Cette pêche illégale est donc une menace de plus pour les espèces aquatiques déjà largement touchées par la pêche légale, parfois peu durable, le changement climatique et la pollution. « La difficile mise en place d’une gouvernance mondiale crée un environnement propice à la pêche clandestine, où les navires profitent des failles dans les réglementations, l’absence de surveillance, la menace ou la corruption, pour exploiter les ressources marines sans contrainte, mettant en péril la durabilité des écosystèmes océaniques« , complète ainsi la Fondation de la Mer.

Ces méthodes de pêche prennent ainsi plusieurs formes concrètes allant de la sous-déclaration des prises par les navires, à la pêche dans des Zones Économiques Exclusives (ZEE) d’un autre État, en passant par des montages financiers et stratégiques pour éviter les normes de pêche trop strictes. Certains navires procèdent également à d’autres activités illicites telles que le trafic de drogues et la traite d’êtres humains. « La pêche illégale et les activités criminelles qui y sont associées brassent davantage d’argent que le marché des armes légères », alerte la fondation. Cette industrie priverait l’économie mondiale de 10 à 23 milliards de dollars chaque année, sur le dos des populations les plus vulnérables. 

L’Union européenne, le plus gros importateur de produits de la mer du globe, tente malgré tout d’enrayer ce phénomène. Elle a notamment mis en place des certificats de capture et un journal de pêche électronique pour soumettre les pavillons étrangers aux mesures européennes plus strictes. Elle impose aussi aux pays producteurs un système de cartons (jaune, rouge, vert) pour interdire l’accès à son marché intérieur aux pays défaillants. Un carton jaune implique une défaillance à régler et un carton vert que cette défaillance est réglée. Un carton rouge est donné lorsque l’UE observe un manque de coopération de la part d’un pays tiers pour résoudre une défaillance. L’UE a ainsi donné un carton jaune à neuf pays tiers et un carton rouge à quatre autres pays. 

Il n’en reste pas moins que faire respecter ces règles est un défi de tous les jours pour l’Europe, même sur le territoire des 27. « Malgré des normes ambitieuses, il a été observé de nombreuses irrégularités, lacunes, ou disparités dans l’application des normes européennes par les États membres », constate la Fondation de la Mer.

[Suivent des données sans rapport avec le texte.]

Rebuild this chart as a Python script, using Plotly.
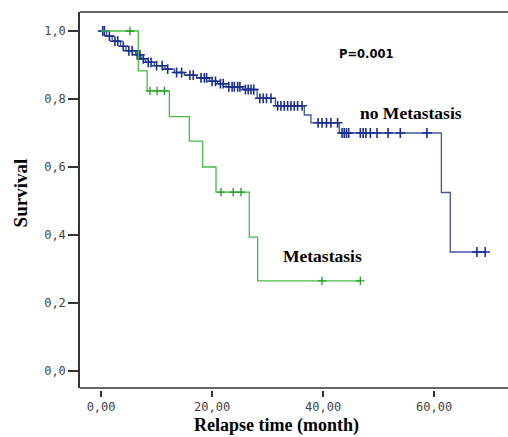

Une stratégie « Al Capone » contre la pêche illégale

Réduire les pêches illégales nécessite donc une implication particulièrement forte des États. En ce sens, la fondation préconise 89 mesures portant sur le droit, la sensibilisation des professionnels de la pêche, le renforcement des connaissances scientifiques, etc., afin de lutter contre la pêche INN. 

Mais face aux difficultés actuelles rencontrées par les États et aux limites claires de l’appareil répressif mis en place pour endiguer la pêche INN, la fondation mise quant à elle sur une « stratégie Al Capone ». 

« Tout comme Al Capone utilisait des méthodes sophistiquées pour maintenir son pouvoir et échapper à la justice », cette stratégie « propose d’utiliser les dernières technologies de surveillance pour démasquer les contrevenants », souligne la fondation. Elle vise notamment à traquer indirectement « les ramifications criminelles » qui accompagnent la pêche illégale en s’attaquant par exemple « à l’état des bateaux et la sécurité des équipages, établissant des bases solides pour des pratiques maritimes responsables », souligne la Fondation de la Mer. De quoi protéger la biodiversité marine et les droits humains, espère-t-elle. 

La pêche INN, trois déclinaisons

La pêche illégale
est pratiquée par des navires nationaux ou étrangers dans les eaux territoriales d’un État, sans l’autorisation de cet État ou contrairement aux lois et réglementations de ce dernier. 
La pêche non déclarée désigne la non-déclaration, la déclaration erronée ou la sous-déclaration des informations relatives aux activités de pêche ou de captures. 
La pêche non réglementée couvre la capture de stocks qui ne font pas l’objet de mesures de gestion et de conservation dans une zone de pêche donnée.